Operation Flashpoint is one of the most complete tactical shooters of recent memory, and the gameplay reflects this. There are numerous types of control and roles to play in the game. First is the infantry man, crawling along the ground with the enemy in sight. Additionally, you can pilot any of the vehicles in the game. You can also choose your role in each craft, whether it be pilot, gunner, commander, or passenger. You can view the action from first person or third person mode. Additionally, your view can zoom on your gun sight if you choose. Piloting the various vehicles in the game is trouble-free, and the transition from one to the other is straightforward. It seems some of authenticity was cut from vehicle control, and we can be grateful for it. Both sides have genuine vehicles from the mid eighties: tanks, trucks, jeeps, armored personell carriers, helicopters, boats, planes, and mobile guns. It makes for an awesome experience, with the war going on all around you while you engage the enemy. Each different unit is equipped with appropriate weaponry: rifles, missile launchers, grenades, machine guns, and more. Everything in Operation Flashpoint is so thorough it's amazing, and this extends (most of the time) to the AI. The AI can be set from "target practice" to "retry the level" (not really, but you get the idea). The AI will, on occasion, pick you off with ease. And it's hard to get away from the crossfire, since the damage modeling is accurate in nature, meaning one or two shots and you are watching a death cut scene. It's a tense situation, as there are many ways of dying (including getting run over by a tank: don't ask). All told, Operation Flashpoint delivers the goods in the most realistic war action shooter present in our gaming realm in quite a while.
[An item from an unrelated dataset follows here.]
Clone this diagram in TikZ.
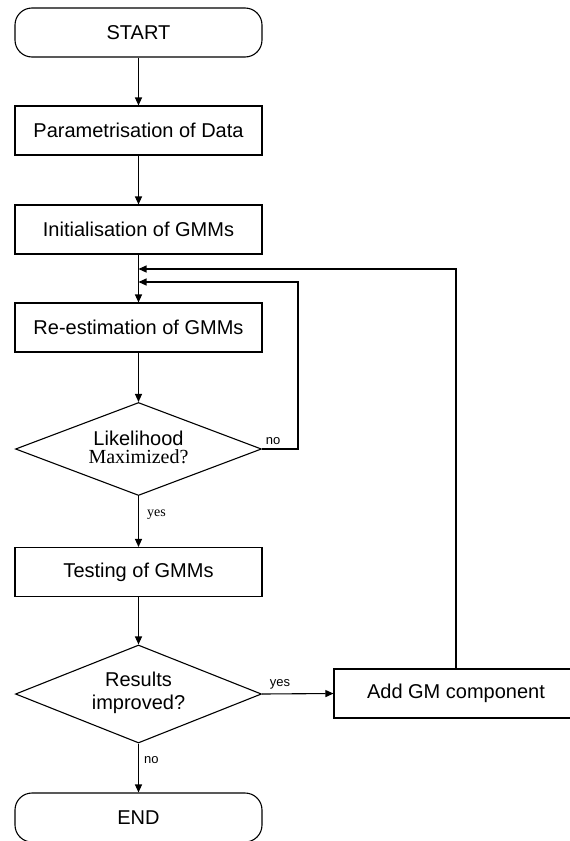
\documentclass[tikz,border=0pt]{standalone}
\usepackage{fontspec}
\setmainfont{Liberation Sans}
\newfontfamily\serifface{Liberation Serif}
\usetikzlibrary{arrows.meta,shapes.geometric}
\begin{document}
\begin{tikzpicture}[x=1pt,y=-1pt,
  every node/.style={font=\fontsize{20}{24}\selectfont},
  line/.style={line width=1.1pt},
  arr/.style={line, -{Triangle[length=8pt,width=7pt]}},
  procbox/.style={draw, line width=1.1pt, minimum width=247pt, minimum height=49pt, inner sep=0pt},
  termbox/.style={draw, line width=1.1pt, minimum width=247pt, minimum height=49pt, inner sep=0pt, rounded corners=17pt},
  decbox/.style={draw, line width=1.1pt, shape=diamond, aspect=2.6, inner sep=0pt},
  smalllab/.style={font=\fontsize{13}{15}\selectfont, inner sep=0pt}
]
\useasboundingbox (0,0) rectangle (570,841);

\node[termbox] (start) at (138.5,32.5) {START};
\node[procbox] (param) at (138.5,130.5) {Parametrisation of Data};
\node[procbox] (init) at (138.5,229.5) {Initialisation of GMMs};
\node[procbox] (reest) at (138.5,327.5) {Re-estimation of GMMs};
\node[decbox, minimum width=246pt, minimum height=93pt] (lik) at (138.5,449) {};
\node[align=center, inner sep=0pt] (liktext) at (138.5,447) {Likelihood\\[-6pt]{\serifface Maximized?}};
\node[procbox] (test) at (138.5,572) {Testing of GMMs};
\node[decbox, minimum width=246pt, minimum height=98pt] (res) at (138.5,694) {};
\node[align=center, inner sep=0pt] (restext) at (138.5,693) {Results\\[-1pt]improved?};
\node[procbox, minimum width=244pt] (addgm) at (456,693.5) {Add GM component};
\node[termbox] (end) at (138.5,817.5) {END};

\coordinate (m1) at (138.5,269);
\coordinate (m2) at (138.5,282);
\coordinate (noturn) at (298,282);

\draw[arr] (start) -- (param);
\draw[arr] (param) -- (init);
\draw[arr] (init) -- (reest);
\draw[arr] (reest) -- (lik.north);
\draw[arr] (lik.east) -| (noturn) -- (m2);
\node[smalllab, anchor=south] (nolab1) at (273,445) {no};
\draw[arr] (addgm.north) |- (m1);
\draw[arr] (lik.south) -- (test);
\node[anchor=west, inner sep=0pt, font=\serifface\fontsize{14}{16}\selectfont] (yeslab1) at (147,515) {yes};
\draw[arr] (test) -- (res.north);
\draw[arr] (res.east) -- (addgm.west);
\node[smalllab, anchor=south] (yeslab2) at (280,689) {yes};
\draw[arr] (res.south) -- (end);
\node[smalllab, anchor=west] (nolab2) at (144,760) {no};
\end{tikzpicture}
\end{document}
The graphics run the gamut from spectacular to mediocre, but that's only because of the limiting nature of processors and video cards on today's et. The individual personnel and vehicle models have very well done textures, and it looks like real pictures of said objects were taken and pasted on in the game. The environments are also darn realistic, with beautiful skies, clouds that move, and hazy horizons which beckon for a five minute sightseeing trip. But, when you get up close and personal, the foliage (which is thankfully abundant in places) becomes all too blocky. I'm sure this decision was made in the interest of frame rates, but they still could have bumped up the detail in close proximity. The bombed out houses look "interesting," to say the least: it is fun to walk up twisting stairs, but it's still funky looking. Altogether, though, the graphics look fairly good.

Operation Flashpoint obviously draws comparisons to World War II Online, and this is what happens when the tactical shooter goes right. Fervently realistic gameplay, adequate sound, mostly stellar graphics, and expandability galore. A compelling and engaging single player campaign seals the deal. Operation Flashpoint will certainly occupy enough time of your life, drawing you back with its wonders and lures.